Summer 2008 Busy for Special Events

As we wrap this issue, the Summer Olympics in Beijing are still in full swing. The closing ceremonies are yet to come, but anyone who watched the opening ceremonies — even if just on TV — was astonished. Former Special Events Magazine Advisory Board member Colja Dams, CEO of German event powerhouse Vok Dams Group, has seen many wonderful events in many wonderful cities. Yet he told us that the 2008 opening ceremonies were “by far the best live event I ever attended.”

Mega events such as the Olympic Games and the U.S. presidential elections this year are always a huge boost to the special event business. This is clear in the statistics presented in our seventh annual “50 Top Event Companies” list, which starts on page 27. Despite the sour economic news worldwide, our respondents predict 2008 will be a strong year. They expect a 7 percent increase in the number of events they will produce this year over last and a healthy 8 percent boost in revenue. This is a far cry from the results in 2007, when our respondents predicted only a 2 percent gain in revenue for that year over the year prior and only a mild uptick — 1 percent — in total events produced.

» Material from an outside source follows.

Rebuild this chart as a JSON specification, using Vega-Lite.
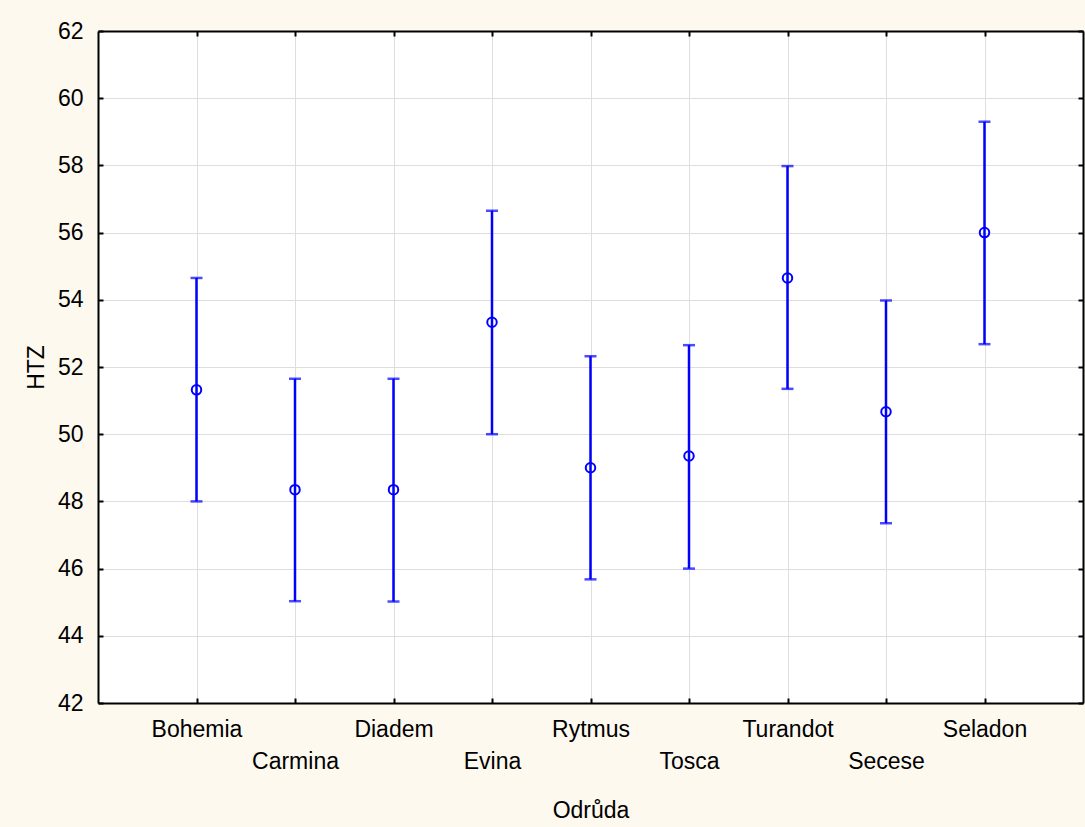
{
  "$schema": "https://vega.github.io/schema/vega-lite/v6.json",
  "autosize": {"type": "none"},
  "padding": {"left": 98, "top": 31, "right": 2, "bottom": 124},
  "width": 985,
  "height": 672,
  "background": "#FDF9EF",
  "config": {
    "view": {"fill": "white", "stroke": null},
    "axis": {
      "labelFont": "Liberation Sans",
      "titleFont": "Liberation Sans",
      "labelFontSize": 23,
      "titleFontSize": 23,
      "labelColor": "black",
      "titleColor": "black",
      "titleFontWeight": "normal",
      "domainColor": "black",
      "domainWidth": 2,
      "tickColor": "black",
      "tickWidth": 2,
      "tickSize": -5,
      "gridColor": "#DEDEDE",
      "gridWidth": 1
    }
  },
  "data": {
    "values": [
      {"odruda": "Bohemia", "mean": 51.32, "upper": 54.65, "lower": 48.0},
      {"odruda": "Carmina", "mean": 48.35, "upper": 51.65, "lower": 45.03},
      {"odruda": "Diadem", "mean": 48.35, "upper": 51.65, "lower": 45.02},
      {"odruda": "Evina", "mean": 53.33, "upper": 56.65, "lower": 50.0},
      {"odruda": "Rytmus", "mean": 49.0, "upper": 52.32, "lower": 45.68},
      {"odruda": "Tosca", "mean": 49.35, "upper": 52.65, "lower": 46.0},
      {"odruda": "Turandot", "mean": 54.65, "upper": 57.98, "lower": 51.35},
      {"odruda": "Secese", "mean": 50.67, "upper": 53.98, "lower": 47.35},
      {"odruda": "Seladon", "mean": 56.0, "upper": 59.3, "lower": 52.68}
    ]
  },
  "resolve": {"scale": {"x": "independent", "y": "independent"}},
  "layer": [
    {
      "encoding": {
        "x": {
          "field": "odruda",
          "type": "nominal",
          "sort": null,
          "scale": {"type": "point", "padding": 1, "domain": ["Bohemia", "Carmina", "Diadem", "Evina", "Rytmus", "Tosca", "Turandot", "Secese", "Seladon"]},
          "axis": {
            "orient": "bottom",
            "title": "Odrůda",
            "grid": true,
            "labelAngle": 0,
            "labelPadding": 38,
            "labelBaseline": "alphabetic",
            "labelLineHeight": 32,
            "labelExpr": "indexof(['Carmina','Evina','Tosca','Secese'], datum.value) >= 0 ? ['', datum.label] : datum.label",
            "titleY": 114,
            "titleBaseline": "alphabetic"
          }
        }
      },
      "layer": [
        {
          "mark": {"type": "rule", "color": "#0000FF", "strokeWidth": 2.5},
          "encoding": {
            "y": {
              "field": "lower",
              "type": "quantitative",
              "scale": {"domain": [42, 62], "nice": false, "zero": false},
              "axis": {
                "orient": "left",
                "title": "HTZ",
                "grid": true,
                "values": [42, 44, 46, 48, 50, 52, 54, 56, 58, 60, 62],
                "labelPadding": 20,
                "titleX": -62,
                "titleBaseline": "middle"
              }
            },
            "y2": {"field": "upper"}
          }
        },
        {
          "mark": {"type": "tick", "color": "#0000FF", "size": 12, "thickness": 2.5},
          "encoding": {"y": {"field": "lower", "type": "quantitative"}}
        },
        {
          "mark": {"type": "tick", "color": "#0000FF", "size": 12, "thickness": 2.5},
          "encoding": {"y": {"field": "upper", "type": "quantitative"}}
        }
      ]
    },
    {
      "mark": {"type": "point", "shape": "circle", "filled": false, "color": "#0000FF", "size": 90, "strokeWidth": 2, "opacity": 1},
      "encoding": {
        "x": {
          "field": "odruda",
          "type": "nominal",
          "sort": null,
          "scale": {"type": "point", "padding": 1, "domain": ["Bohemia", "Carmina", "Diadem", "Evina", "Rytmus", "Tosca", "Turandot", "Secese", "Seladon"]},
          "axis": {"orient": "top", "title": null, "labels": false, "grid": false}
        },
        "y": {
          "field": "mean",
          "type": "quantitative",
          "scale": {"domain": [42, 62], "nice": false, "zero": false},
          "axis": {"orient": "right", "title": null, "labels": false, "grid": false, "values": [42, 44, 46, 48, 50, 52, 54, 56, 58, 60, 62]}
        }
      }
    }
  ]
}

Yet the tough economy is giving a rough ride to another big segment of our readership: fundraisers. Rising prices, falling home values, the credit crunch — all these factors are putting the bite on donors who might otherwise open their wallets to deserving causes.

If you are the event planner behind a good cause, quitting is not an option. Staging successful fundraisers when times are tough is the focus of our cover story this month; turn to page 34.

Anne Dunsmore — who has been in the money-raising business for 30 years — is our “Guest Room” interview. Wealth never goes away, she tells us; it just shifts to another segment. Savvy fundraisers will stay on top of these shifting sands, adjusting elements of their events but never giving up the soul of what they do. Turn to page 20 to read the whole story.

Which brings us back to the Olympics opening ceremonies in Beijing. Reports that some event elements had been fudged by producers — lip-synching by one performer, fireworks displays jazzed up with prerecorded segments — have dimmed some of the luster of the event.

Event professionals have bigger dreams than most people. They can imagine perfection. But shooting for perfection by using shortcuts undermines the integrity of special events, and thereby their unique power. Stick with what's true; it's powerful.